How can Judah negotiate with this madman? Somehow, he has to crack the viceroy’s hard Egyptian heart.
Meanwhile, Joseph faces his brother Judah, the ringleader who talked the rest of his older brothers into selling him to a caravan headed for Egypt. Sure, slavery was better than death, and if Shimon had had his way, the brothers would have murdered the 17-year-old Joseph on the spot. And sure, Joseph’s adventures in Egypt have transformed him from a slave in prison to Pharaoh’s second-in-command. But he still does not trust his brothers. Especially the smart one, Judah.
Let them all go back to Canaan with grain, all except for “little” Benjamin. He will keep Benjamin safe in Egypt. As for Jacob—well, Joseph was used to not thinking about his problematic father.

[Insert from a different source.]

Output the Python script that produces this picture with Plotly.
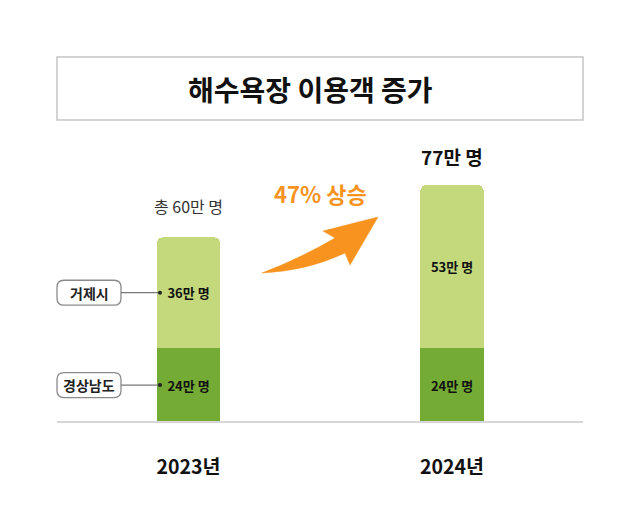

The two men face one another. Judah begins his speech to the viceroy by reviewing what happened during the brothers’ first visit to Egypt, without Benjamin. He explains that his aged father is still grieving for the loss of one of his beloved late wife Rachel’s two sons (Joseph), and he could not bear to lose the other one (Benjamin). Then Judah describes his own position.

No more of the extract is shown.